As medidas de desencarceramento como combate à proliferação de Covid-19 não significam desleixo com a responsabilização penal, mas sim uma questão humanitária, de garantia do direito à vida e à saúde previstos na Constituição Federal e Lei de Execução Penal. O Judiciário deve levar em consideração não apenas os presos do grupo de risco, mas também os presos provisórios cujas medidas cautelares devem ser revisadas a cada 90 dias, de acordo com o Código de Processo Penal, assim como os detentos que já possuem direito à progressão de regime, a saídas especiais, livramento condicional, extinção de punibilidade, etc.

Nem mesmo uma pandemia altera o atual paradigma de política criminal no Brasil. A denúncia da realidade prisional é fundamental, mas ressaltar as diversas iniciativas positivas e de solidariedade, apesar da inoperância das superestruturas do Poder Público, também é preciso.

O Instituto Pro Bono abriu seleção voluntária para 50 estudantes e 150 advogados/as para realização de mutirão carcerário e redação de Habeas Corpus para presos provisórios que estão no grupo de risco.  Em Porto Alegre, temos atuado via Frente Quilombola no mesmo sentido. Auto-organização de pessoas e instituições como a Pastoral Carcerária levam produtos de higiene e limpeza a presídios.

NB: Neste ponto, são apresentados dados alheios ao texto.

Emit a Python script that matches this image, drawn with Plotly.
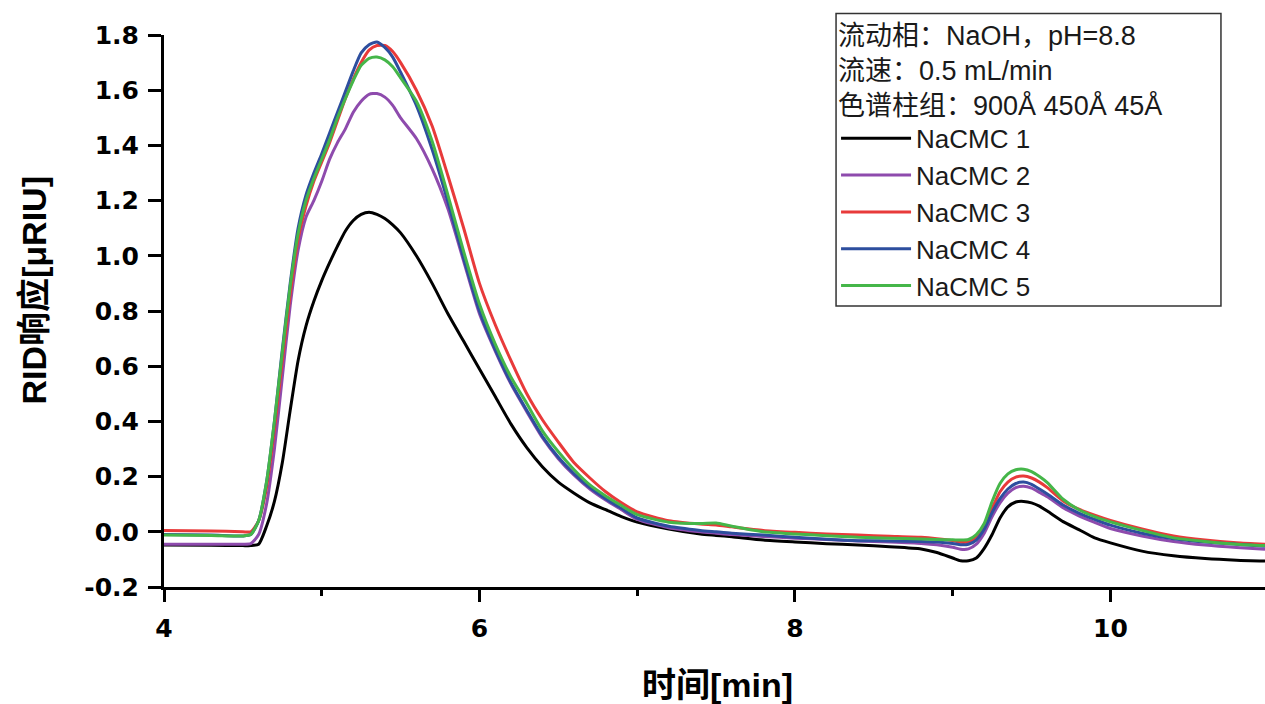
import plotly.graph_objects as go

# Retention time grid [min]
time_min = [4.0, 4.3, 4.5, 4.55, 4.6, 4.65, 4.7, 4.75, 4.8, 4.85, 4.9, 4.95, 5.0, 5.05,
            5.1, 5.15, 5.2, 5.25, 5.3, 5.35, 5.4, 5.45, 5.5, 5.6, 5.7, 5.8, 5.9, 6.0,
            6.1, 6.2, 6.3, 6.4, 6.5, 6.6, 6.7, 6.8, 6.9, 7.0, 7.2, 7.4, 7.5, 7.6, 7.8,
            8.0, 8.2, 8.4, 8.6, 8.8, 8.9, 9.0, 9.05, 9.1, 9.15, 9.2, 9.25, 9.3, 9.35,
            9.4, 9.45, 9.5, 9.55, 9.6, 9.7, 9.8, 9.9, 10.0, 10.2, 10.4, 10.6, 10.8, 10.98]

# RID response of each sample
nacmc_1 = [-0.048, -0.049, -0.05, -0.05, -0.045, 0.02, 0.11, 0.25, 0.44, 0.62, 0.745, 0.835, 0.91, 0.975,
           1.035, 1.09, 1.128, 1.15, 1.158, 1.15, 1.135, 1.112, 1.083, 1.0, 0.9, 0.79, 0.69, 0.59,
           0.49, 0.39, 0.305, 0.235, 0.18, 0.14, 0.105, 0.08, 0.055, 0.035, 0.01, -0.008, -0.013, -0.018, -0.03,
           -0.037, -0.043, -0.048, -0.054, -0.062, -0.075, -0.095, -0.105, -0.105, -0.095, -0.06, -0.01, 0.05, 0.09,
           0.108, 0.11, 0.105, 0.093, 0.075, 0.037, 0.008, -0.022, -0.04, -0.07, -0.087, -0.097, -0.103, -0.106]

nacmc_2 = [-0.045, -0.045, -0.045, -0.043, -0.01, 0.10, 0.30, 0.56, 0.82, 1.02, 1.14, 1.20, 1.27, 1.35,
           1.41, 1.46, 1.52, 1.56, 1.585, 1.588, 1.575, 1.545, 1.50, 1.425, 1.315, 1.17, 0.98, 0.79,
           0.655, 0.535, 0.435, 0.34, 0.265, 0.205, 0.155, 0.115, 0.08, 0.045, 0.015, 0.0, -0.005, -0.01, -0.017,
           -0.023, -0.028, -0.033, -0.037, -0.042, -0.047, -0.056, -0.063, -0.062, -0.045, -0.005, 0.055, 0.105, 0.14,
           0.16, 0.165, 0.158, 0.143, 0.127, 0.087, 0.058, 0.034, 0.012, -0.015, -0.035, -0.048, -0.057, -0.063]

nacmc_3 = [0.005, 0.003, 0.0, 0.0, 0.04, 0.16, 0.37, 0.62, 0.86, 1.06, 1.18, 1.27, 1.34, 1.41,
           1.49, 1.57, 1.64, 1.70, 1.745, 1.762, 1.762, 1.74, 1.70, 1.60, 1.47, 1.29, 1.10, 0.90,
           0.75, 0.62, 0.50, 0.405, 0.325, 0.25, 0.195, 0.145, 0.105, 0.072, 0.04, 0.028, 0.025, 0.018, 0.005,
           -0.002, -0.008, -0.012, -0.016, -0.02, -0.025, -0.032, -0.038, -0.036, -0.02, 0.02, 0.085, 0.145, 0.18,
           0.198, 0.202, 0.195, 0.18, 0.16, 0.112, 0.082, 0.06, 0.041, 0.01, -0.015, -0.03, -0.04, -0.045]

nacmc_4 = [-0.01, -0.012, -0.015, -0.01, 0.04, 0.18, 0.40, 0.66, 0.90, 1.10, 1.22, 1.30, 1.37, 1.445,
           1.52, 1.595, 1.67, 1.735, 1.765, 1.775, 1.755, 1.72, 1.665, 1.545, 1.385, 1.195, 0.99, 0.80,
           0.66, 0.54, 0.44, 0.345, 0.27, 0.21, 0.16, 0.12, 0.085, 0.05, 0.02, 0.005, 0.0, -0.005, -0.012,
           -0.02, -0.027, -0.032, -0.033, -0.035, -0.037, -0.042, -0.047, -0.045, -0.03, 0.01, 0.07, 0.12, 0.155,
           0.175, 0.18, 0.172, 0.155, 0.137, 0.097, 0.068, 0.045, 0.024, -0.005, -0.025, -0.037, -0.045, -0.052]

nacmc_5 = [-0.012, -0.013, -0.015, -0.01, 0.04, 0.18, 0.40, 0.65, 0.89, 1.08, 1.20, 1.28, 1.35, 1.42,
           1.50, 1.57, 1.635, 1.69, 1.715, 1.72, 1.71, 1.685, 1.645, 1.56, 1.415, 1.22, 1.015, 0.825,
           0.68, 0.56, 0.465, 0.365, 0.29, 0.225, 0.17, 0.13, 0.095, 0.062, 0.035, 0.03, 0.032, 0.02, 0.0,
           -0.008, -0.014, -0.02, -0.023, -0.026, -0.028, -0.029, -0.03, -0.028, -0.01, 0.03, 0.11, 0.175, 0.21,
           0.225, 0.227, 0.218, 0.2, 0.178, 0.118, 0.08, 0.055, 0.036, 0.005, -0.022, -0.035, -0.045, -0.05]

series_names = ["NaCMC 1", "NaCMC 2", "NaCMC 3", "NaCMC 4", "NaCMC 5"]
series_values = [nacmc_1, nacmc_2, nacmc_3, nacmc_4, nacmc_5]
series_colors = ["#000000", "#8E4BAD", "#E83A3A", "#2D4E9E", "#45B649"]

y_ticks = [-0.2, 0.0, 0.2, 0.4, 0.6, 0.8, 1.0, 1.2, 1.4, 1.6, 1.8]
x_ticks = [4, 6, 8, 10]

legend_header = "流动相：NaOH，pH=8.8<br>流速：0.5 mL/min<br>色谱柱组：900Å 450Å 45Å"

TEXT_FONT = "Liberation Sans, Arial, Noto Sans CJK SC, sans-serif"
TICK_FONT = "DejaVu Sans, Noto Sans CJK SC, sans-serif"

fig = go.Figure()
for name, vals, col in zip(series_names, series_values, series_colors):
    fig.add_trace(go.Scatter(
        x=time_min, y=vals, name=name, mode="lines",
        line=dict(color=col, width=3, shape="spline", smoothing=0.6),
    ))

axis_common = dict(
    showline=True, linecolor="black", linewidth=3,
    ticks="outside", tickcolor="black", tickwidth=3,
    showgrid=False, zeroline=False,
    tickfont=dict(family=TICK_FONT, size=25, color="black", weight="bold"),
)

fig.update_xaxes(
    range=[4, 10.98], tickvals=x_ticks, ticktext=[str(v) for v in x_ticks],
    ticklen=12, ticklabelstandoff=5,
    minor=dict(dtick=1, tick0=4, ticks="outside", ticklen=6, tickwidth=3, tickcolor="black"),
    **axis_common,
)
fig.update_yaxes(
    range=[-0.2, 1.8], tickvals=y_ticks, ticktext=[f"{v:.1f}" for v in y_ticks],
    ticklen=13, ticklabelstandoff=4,
    **axis_common,
)

# Axis titles
fig.add_annotation(
    text="时间[min]", xref="paper", yref="paper", x=0.503, y=-0.178,
    xanchor="center", yanchor="middle", showarrow=False,
    font=dict(family=TEXT_FONT, size=34, color="black", weight="bold"),
)
fig.add_annotation(
    text="RID响应[μRIU]", xref="paper", yref="paper", x=-0.1185, y=0.538,
    xanchor="center", yanchor="middle", showarrow=False, textangle=-90,
    font=dict(family=TEXT_FONT, size=34, color="black", weight="bold"),
)

# Frame around the legend block
fig.add_shape(
    type="rect", xref="paper", yref="paper",
    x0=0.6104, x1=0.96, y0=0.509, y1=1.039,
    line=dict(color="#333333", width=1.5), fillcolor="rgba(0,0,0,0)",
)

fig.update_layout(
    width=1265, height=704,
    margin=dict(l=164, r=0, t=35, b=117),
    paper_bgcolor="white", plot_bgcolor="white",
    showlegend=True,
    legend=dict(
        x=0.6104, y=1.046, xanchor="left", yanchor="top",
        bgcolor="rgba(0,0,0,0)", borderwidth=0,
        font=dict(family=TEXT_FONT, size=26, color="#1a1a1a"),
        title=dict(text=legend_header, font=dict(family=TEXT_FONT, size=27, color="#1a1a1a")),
        itemwidth=70, tracegroupgap=0,
    ),
)

fig.write_html("out.html")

Renda básica universal, auto-organização de movimentos sociais, periferias e coletivos na distribuição de cestas básicas e vakinhas virtuais farão a diferença frente à quase paralisação do Estado e grandes empresas. Esperamos que neste caminho sejam tiradas as lições para a saída de uma crise estrutural que vai além do fato do contágio humano com o novo coronavírus, sendo consequência do atual modo de organizar a sociedade a partir de uma (ir)racionalidade capitalista e punitivista.

 

Notas:

[1]Dos cerca de 7.780.000.000 de habitantes do Planeta Terra, apenas três: ANDREW MORGAN, OLEG SKRIPOCKA e JESSICA MEIER, ocupantes da estação espacial internacional, o primeiro há 256 dias e os outros dois há 189 dias, portanto há mais de 6 meses, por ora não estão sujeitos à contaminação pelo famigerado CORONA VIRUS”

[2] Art. 5º, inciso LXIX, da Constituição Federal: “Conceder-se-á mandado de segurança para proteger direito líquido e certo, não amparado por habeas corpus ou habeas data, quando o responsável pela ilegalidade ou abuso de poder for autoridade pública ou agente de pessoa jurídica no exercício de atribuições do Poder Público”.

[3] No sistema carcerário brasileiro, os cerca de 9,7 mil homens e mulheres maiores de 60 anos representam o triplo do número de vagas destinadas a esse público, 2.919. Outros grupos de risco incluem 8,8 mil tuberculosos e 7,7 mil portadores do vírus HIV, além de 13,6 mil doentes de outras enfermidades contagiosas, como sífilis e hepatite.